5) In case you decide to use unique values in partition keys azure is intelligent to make range partitions itself. The range partitions are created by azure intelligently. If you query the data from a single range partition it may increase the performance of queries but operations like insert/update/delete will definitely be impacted. e.g. if partition key is 001,002,003,…,008 then azure may create a range partition from 001-003, 004-006, 007-008. This means that the next insert will go to the third server. Which means all the inserts are handled by a single server. In order to remove such a possibility application should consider GUIDs as partition keys in such a scenario.

6) The factors which affect the choice of partitioning key are

a) Entity group transactions :- If the application needs to perform batch updates then the participating entities should reside in a single partition. e.g. in an expense system the expense items can be inserted as a batch along-with expense report entity. In such a case ExpenseReportId will be a better partitioning key to ensure that report and items lie in a single partition.

b) Number of Partitions :- Number of partitions and their size will determine how the table will perform under load.
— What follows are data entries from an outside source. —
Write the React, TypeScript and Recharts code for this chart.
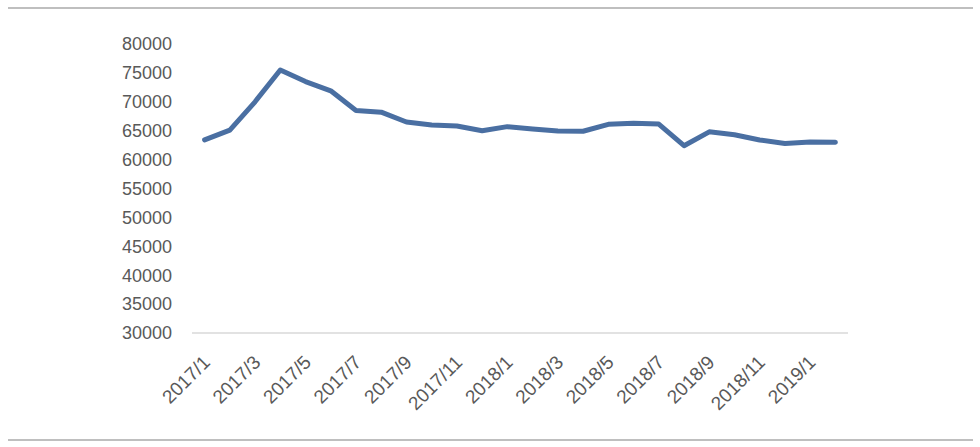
import React from "react";
import { LineChart, Line, XAxis, YAxis } from "recharts";

const months: string[] = [
  "2017/1", "2017/2", "2017/3", "2017/4", "2017/5", "2017/6", "2017/7", "2017/8", "2017/9", "2017/10", "2017/11", "2017/12",
  "2018/1", "2018/2", "2018/3", "2018/4", "2018/5", "2018/6", "2018/7", "2018/8", "2018/9", "2018/10", "2018/11", "2018/12",
  "2019/1", "2019/2",
];

const values: number[] = [
  63400, 65100, 70000, 75500, 73500, 71900, 68500, 68200, 66500, 66000, 65800, 65000,
  65700, 65300, 64950, 64900, 66100, 66300, 66150, 62400, 64800, 64300, 63400, 62800,
  63050, 63000,
];

const yTicks: number[] = [30000, 35000, 40000, 45000, 50000, 55000, 60000, 65000, 70000, 75000, 80000];

const data = months.map((m, i) => ({ month: m, value: values[i] }));

const FONT = "'Liberation Sans', Arial, sans-serif";
const TEXT = "#595959";

const XTick = (props: any) => {
  const { x, y, payload } = props;
  const ax = x - 3;
  const ay = y + 13;
  return (
    <text
      x={ax}
      y={ay}
      transform={`rotate(-45 ${ax} ${ay})`}
      textAnchor="end"
      dominantBaseline="hanging"
      fill={TEXT}
      fontSize={19}
      fontFamily={FONT}
    >
      {payload.value}
    </text>
  );
};

export default function App() {
  return (
    <div style={{ position: "absolute", left: 0, top: 0, width: 980, height: 447, background: "#fff" }}>
      <div style={{ position: "absolute", left: 8, top: 7, width: 965, height: 2, background: "#bfbfbf" }} />
      <div style={{ position: "absolute", left: 8, top: 439, width: 965, height: 2, background: "#bfbfbf" }} />
      <LineChart
        width={980}
        height={447}
        data={data}
        margin={{ top: 44, right: 132, bottom: 24, left: 112 }}
      >
        <XAxis
          dataKey="month"
          interval={1}
          tickLine={false}
          tickSize={0}
          tickMargin={8}
          padding={{ left: 12.6, right: 12.6 }}
          axisLine={{ stroke: "#d9d9d9", strokeWidth: 1.5 }}
          height={90}
          tick={<XTick />}
        />
        <YAxis
          domain={[30000, 80000]}
          ticks={yTicks}
          axisLine={false}
          tickLine={false}
          tickSize={0}
          tickMargin={20}
          width={80}
          interval={0}
          tick={{ fill: TEXT, fontSize: 18, fontFamily: FONT }}
        />
        <Line
          type="linear"
          dataKey="value"
          stroke="#4a6fa2"
          strokeWidth={5}
          dot={false}
          activeDot={false}
          isAnimationActive={false}
          strokeLinejoin="round"
          strokeLinecap="round"
        />
      </LineChart>
    </div>
  );
}
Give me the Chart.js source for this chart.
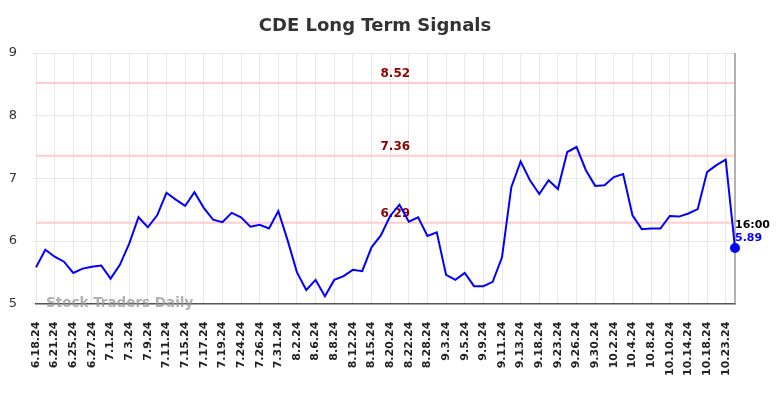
<!DOCTYPE html>
<html lang="en">
<head>
<meta charset="utf-8" />
<title>CDE Long Term Signals</title>
<script src="https://cdn.jsdelivr.net/npm/chart.js@4.4.1/dist/chart.umd.min.js"></script>
<style>
	html, body { margin: 0; padding: 0; background: #fff; }
	#wrap { width: 784px; height: 398px; }
</style>
</head>
<body>
<div id="wrap"><canvas id="chart"></canvas></div>
<script>
	const chartTitle = "CDE Long Term Signals";
	const dateLabels = [
		"6.18.24", "6.21.24", "6.25.24", "6.27.24", "7.1.24", "7.3.24", "7.9.24", "7.11.24",
		"7.15.24", "7.17.24", "7.19.24", "7.24.24", "7.26.24", "7.31.24", "8.2.24", "8.6.24",
		"8.8.24", "8.12.24", "8.15.24", "8.20.24", "8.22.24", "8.28.24", "9.3.24", "9.5.24",
		"9.9.24", "9.11.24", "9.13.24", "9.18.24", "9.23.24", "9.26.24", "9.30.24", "10.2.24",
		"10.4.24", "10.8.24", "10.10.24", "10.14.24", "10.18.24", "10.23.24"
	];
	// one close per point, a date label sits on every second point
	const closes = [
		5.58, 5.86, 5.75, 5.67, 5.49, 5.56, 5.59, 5.61, 5.40, 5.62,
		5.96, 6.38, 6.22, 6.41, 6.77, 6.66, 6.56, 6.78, 6.53, 6.34,
		6.30, 6.45, 6.38, 6.23, 6.26, 6.20, 6.48, 6.01, 5.50, 5.22,
		5.38, 5.12, 5.38, 5.44, 5.54, 5.52, 5.90, 6.09, 6.40, 6.58,
		6.31, 6.38, 6.08, 6.14, 5.46, 5.38, 5.49, 5.28, 5.28, 5.35,
		5.74, 6.86, 7.27, 6.97, 6.75, 6.97, 6.83, 7.42, 7.50, 7.13,
		6.88, 6.89, 7.02, 7.07, 6.41, 6.19, 6.20, 6.20, 6.40, 6.39,
		6.44, 6.51, 7.10, 7.21, 7.30, 5.89
	];
	const signalLevels = [8.52, 7.36, 6.29];
	const yTicks = [5, 6, 7, 8, 9];
	const lastTime = "16:00";

	const labels = closes.map((v, i) => (i % 2 === 0 ? dateLabels[i / 2] : ""));
	const lastIndex = closes.length - 1;

	const overlay = {
		id: "overlay",
		beforeDatasetsDraw(chart) {
			const { ctx, chartArea, scales } = chart;
			const y = scales.y;
			ctx.save();
			// signal levels
			for (const level of signalLevels) {
				const py = y.getPixelForValue(level);
				ctx.strokeStyle = "#ffcccc";
				ctx.lineWidth = 2;
				ctx.beginPath();
				ctx.moveTo(chartArea.left, py);
				ctx.lineTo(chartArea.right, py);
				ctx.stroke();
				ctx.fillStyle = "#8b0000";
				ctx.font = "bold 12px 'DejaVu Sans'";
				ctx.textAlign = "center";
				ctx.textBaseline = "bottom";
				ctx.fillText(level.toFixed(2), chartArea.left + chartArea.width * 0.514, py - 3);
			}
			// marker at last point
			const px = scales.x.getPixelForValue(lastIndex);
			ctx.strokeStyle = "#999";
			ctx.lineWidth = 1.5;
			ctx.beginPath();
			ctx.moveTo(px, chartArea.top);
			ctx.lineTo(px, chartArea.bottom);
			ctx.stroke();
			ctx.restore();
		},
		afterDraw(chart) {
			const { ctx, chartArea, scales } = chart;
			ctx.save();
			ctx.fillStyle = "#333";
			ctx.font = "bold 18px 'DejaVu Sans'";
			ctx.textAlign = "center";
			ctx.textBaseline = "middle";
			ctx.fillText(chartTitle, 375, 26);

			ctx.fillStyle = "rgba(150,150,150,0.75)";
			ctx.font = "bold 13.5px 'DejaVu Sans'";
			ctx.textAlign = "left";
			ctx.fillText("Stock Traders Daily", chartArea.left + 10, chartArea.bottom);

			const px = scales.x.getPixelForValue(lastIndex);
			const py = scales.y.getPixelForValue(closes[lastIndex]);
			ctx.font = "bold 11px 'DejaVu Sans'";
			ctx.textBaseline = "middle";
			ctx.fillStyle = "#000";
			ctx.fillText(lastTime, px, py - 23);
			ctx.fillStyle = "#0000ff";
			ctx.fillText(closes[lastIndex].toFixed(2), px, py - 10);
			ctx.restore();
		}
	};

	new Chart(document.getElementById("chart"), {
		type: "line",
		data: {
			labels: labels,
			datasets: [{
				data: closes,
				borderColor: "#0000ff",
				backgroundColor: "#0000ff",
				borderWidth: 2,
				tension: 0,
				pointRadius: (c) => (c.dataIndex === lastIndex ? 4 : 0),
				pointHoverRadius: 0
			}]
		},
		options: {
			responsive: true,
			maintainAspectRatio: false,
			animation: false,
			layout: { padding: { top: 53, right: 49, bottom: 4, left: 0 } },
			plugins: { legend: { display: false }, tooltip: { enabled: false } },
			scales: {
				x: {
					grid: {
						color: (c) => (c.index % 2 === 0 && c.index !== lastIndex ? "#e8e8e8" : "rgba(0,0,0,0)"),
						drawTicks: false
					},
					border: { color: "#555", width: 1.5 },
					ticks: {
						autoSkip: false,
						maxRotation: 90,
						minRotation: 90,
						padding: 18,
						color: "#222",
						font: { family: "'DejaVu Sans'", size: 11, weight: "bold" }
					}
				},
				y: {
					min: yTicks[0],
					max: yTicks[yTicks.length - 1],
					afterBuildTicks: (scale) => { scale.ticks = yTicks.map((v) => ({ value: v })); },
					afterFit: (scale) => { scale.width = 36; },
					grid: { color: "#e8e8e8", tickLength: 4 },
					border: { display: false },
					ticks: {
						padding: 15,
						color: "#333",
						font: { family: "'DejaVu Sans'", size: 13 }
					}
				}
			}
		},
		plugins: [overlay]
	});
</script>
</body>
</html>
Its a very difficult to hit the sweet spot. Using multiple small partitions will generally be a good idea. Azure can easily load balance multiple partitions on multiple partition servers. This can affect the queries though.
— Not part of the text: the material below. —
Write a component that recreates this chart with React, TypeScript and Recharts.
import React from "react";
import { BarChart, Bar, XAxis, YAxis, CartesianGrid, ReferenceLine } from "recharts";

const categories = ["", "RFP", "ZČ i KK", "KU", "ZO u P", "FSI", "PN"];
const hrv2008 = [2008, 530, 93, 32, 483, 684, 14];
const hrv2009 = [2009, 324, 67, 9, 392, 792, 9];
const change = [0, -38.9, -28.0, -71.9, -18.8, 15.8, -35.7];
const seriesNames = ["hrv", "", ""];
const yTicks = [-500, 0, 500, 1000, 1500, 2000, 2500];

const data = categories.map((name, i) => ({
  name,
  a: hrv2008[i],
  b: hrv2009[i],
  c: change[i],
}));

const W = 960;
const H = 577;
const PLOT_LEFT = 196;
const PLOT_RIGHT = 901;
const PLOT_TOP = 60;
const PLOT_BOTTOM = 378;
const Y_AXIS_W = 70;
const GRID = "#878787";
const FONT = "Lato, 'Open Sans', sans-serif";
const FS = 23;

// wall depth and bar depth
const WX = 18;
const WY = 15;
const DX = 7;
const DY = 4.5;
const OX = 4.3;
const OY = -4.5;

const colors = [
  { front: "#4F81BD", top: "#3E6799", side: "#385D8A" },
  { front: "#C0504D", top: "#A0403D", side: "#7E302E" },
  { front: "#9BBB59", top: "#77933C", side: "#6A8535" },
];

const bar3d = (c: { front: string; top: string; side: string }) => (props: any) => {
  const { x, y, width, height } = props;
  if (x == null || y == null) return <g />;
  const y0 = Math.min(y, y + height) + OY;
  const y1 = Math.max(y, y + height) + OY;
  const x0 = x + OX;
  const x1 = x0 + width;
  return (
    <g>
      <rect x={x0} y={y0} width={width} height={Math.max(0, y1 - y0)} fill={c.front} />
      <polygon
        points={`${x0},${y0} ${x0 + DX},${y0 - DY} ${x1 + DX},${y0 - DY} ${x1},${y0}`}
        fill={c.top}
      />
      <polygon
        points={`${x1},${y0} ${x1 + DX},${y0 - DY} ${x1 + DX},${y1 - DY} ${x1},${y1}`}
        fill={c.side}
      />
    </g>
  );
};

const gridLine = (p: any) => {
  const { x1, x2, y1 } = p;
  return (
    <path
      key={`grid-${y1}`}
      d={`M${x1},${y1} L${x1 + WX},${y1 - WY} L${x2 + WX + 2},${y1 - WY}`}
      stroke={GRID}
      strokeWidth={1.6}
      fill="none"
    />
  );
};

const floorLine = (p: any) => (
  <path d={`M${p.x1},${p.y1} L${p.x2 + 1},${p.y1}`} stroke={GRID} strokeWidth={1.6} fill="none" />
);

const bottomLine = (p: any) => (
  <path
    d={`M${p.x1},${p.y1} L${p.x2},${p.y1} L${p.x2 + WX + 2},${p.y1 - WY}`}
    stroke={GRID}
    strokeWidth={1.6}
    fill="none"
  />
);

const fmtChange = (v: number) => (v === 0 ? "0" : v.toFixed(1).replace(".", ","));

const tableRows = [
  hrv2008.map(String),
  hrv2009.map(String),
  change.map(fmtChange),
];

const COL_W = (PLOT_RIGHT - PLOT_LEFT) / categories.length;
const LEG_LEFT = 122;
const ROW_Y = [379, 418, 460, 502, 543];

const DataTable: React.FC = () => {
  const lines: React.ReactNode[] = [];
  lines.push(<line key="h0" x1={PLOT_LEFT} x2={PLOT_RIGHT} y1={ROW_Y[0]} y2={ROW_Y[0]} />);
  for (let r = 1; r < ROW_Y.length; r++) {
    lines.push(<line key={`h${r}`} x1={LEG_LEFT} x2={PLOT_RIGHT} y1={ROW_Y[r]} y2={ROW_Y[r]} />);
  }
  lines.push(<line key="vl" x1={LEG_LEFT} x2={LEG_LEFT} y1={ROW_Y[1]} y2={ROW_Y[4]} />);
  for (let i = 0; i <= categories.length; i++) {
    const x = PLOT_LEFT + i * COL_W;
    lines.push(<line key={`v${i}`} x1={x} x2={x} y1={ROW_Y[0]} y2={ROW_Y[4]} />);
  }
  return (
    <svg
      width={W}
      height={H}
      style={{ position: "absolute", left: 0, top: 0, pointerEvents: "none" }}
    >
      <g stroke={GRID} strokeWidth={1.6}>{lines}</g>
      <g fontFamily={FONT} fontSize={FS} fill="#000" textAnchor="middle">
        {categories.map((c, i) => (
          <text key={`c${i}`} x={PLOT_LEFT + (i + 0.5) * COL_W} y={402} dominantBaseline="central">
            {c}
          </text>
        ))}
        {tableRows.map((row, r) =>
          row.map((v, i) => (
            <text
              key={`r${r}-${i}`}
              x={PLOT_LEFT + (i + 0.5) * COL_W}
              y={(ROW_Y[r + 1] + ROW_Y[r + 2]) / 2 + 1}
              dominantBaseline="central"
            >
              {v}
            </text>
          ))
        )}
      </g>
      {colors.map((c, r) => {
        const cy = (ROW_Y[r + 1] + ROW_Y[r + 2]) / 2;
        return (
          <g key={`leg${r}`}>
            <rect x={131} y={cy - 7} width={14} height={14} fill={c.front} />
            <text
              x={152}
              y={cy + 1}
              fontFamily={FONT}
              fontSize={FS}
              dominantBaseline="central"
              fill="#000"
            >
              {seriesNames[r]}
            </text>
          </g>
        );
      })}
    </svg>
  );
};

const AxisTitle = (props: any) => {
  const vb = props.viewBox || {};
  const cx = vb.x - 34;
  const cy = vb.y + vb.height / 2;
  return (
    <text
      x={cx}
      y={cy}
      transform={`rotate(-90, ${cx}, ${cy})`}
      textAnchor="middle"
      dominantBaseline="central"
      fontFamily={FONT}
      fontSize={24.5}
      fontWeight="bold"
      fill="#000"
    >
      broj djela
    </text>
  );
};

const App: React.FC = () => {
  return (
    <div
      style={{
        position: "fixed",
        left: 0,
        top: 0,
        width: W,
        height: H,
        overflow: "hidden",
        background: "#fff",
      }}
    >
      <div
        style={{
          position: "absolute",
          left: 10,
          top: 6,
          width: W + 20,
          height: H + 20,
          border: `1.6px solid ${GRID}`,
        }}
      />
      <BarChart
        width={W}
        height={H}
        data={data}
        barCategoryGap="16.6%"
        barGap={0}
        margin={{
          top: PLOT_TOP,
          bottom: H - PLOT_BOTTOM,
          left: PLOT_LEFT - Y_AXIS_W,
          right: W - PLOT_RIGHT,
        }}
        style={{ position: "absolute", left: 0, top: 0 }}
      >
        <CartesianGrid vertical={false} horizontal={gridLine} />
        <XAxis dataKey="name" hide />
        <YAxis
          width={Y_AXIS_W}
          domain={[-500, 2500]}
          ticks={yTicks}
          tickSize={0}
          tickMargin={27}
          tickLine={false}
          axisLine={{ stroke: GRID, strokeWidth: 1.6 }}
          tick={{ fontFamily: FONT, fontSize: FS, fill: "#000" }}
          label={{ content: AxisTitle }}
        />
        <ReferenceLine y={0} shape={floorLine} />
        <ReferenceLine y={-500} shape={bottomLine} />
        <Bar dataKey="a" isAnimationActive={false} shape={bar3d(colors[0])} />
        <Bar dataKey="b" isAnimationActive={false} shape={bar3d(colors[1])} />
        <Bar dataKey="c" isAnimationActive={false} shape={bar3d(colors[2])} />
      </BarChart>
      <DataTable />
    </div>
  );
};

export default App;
c) Queries :- The kind of queries in the system will drive the choice of partitioning key as well. The keys on which the queries are performed are a candidate for partitioning key.

d) Storage Operations :- If the storage operations happen seldom on the table then this is not a factor. For frequent operations partitioning key will determine how the operations are served by the service. If all the operations are served by a single server (e.g. in range partition case) then this can degrade the performance.

Now applying it on a live problem would be a good idea :).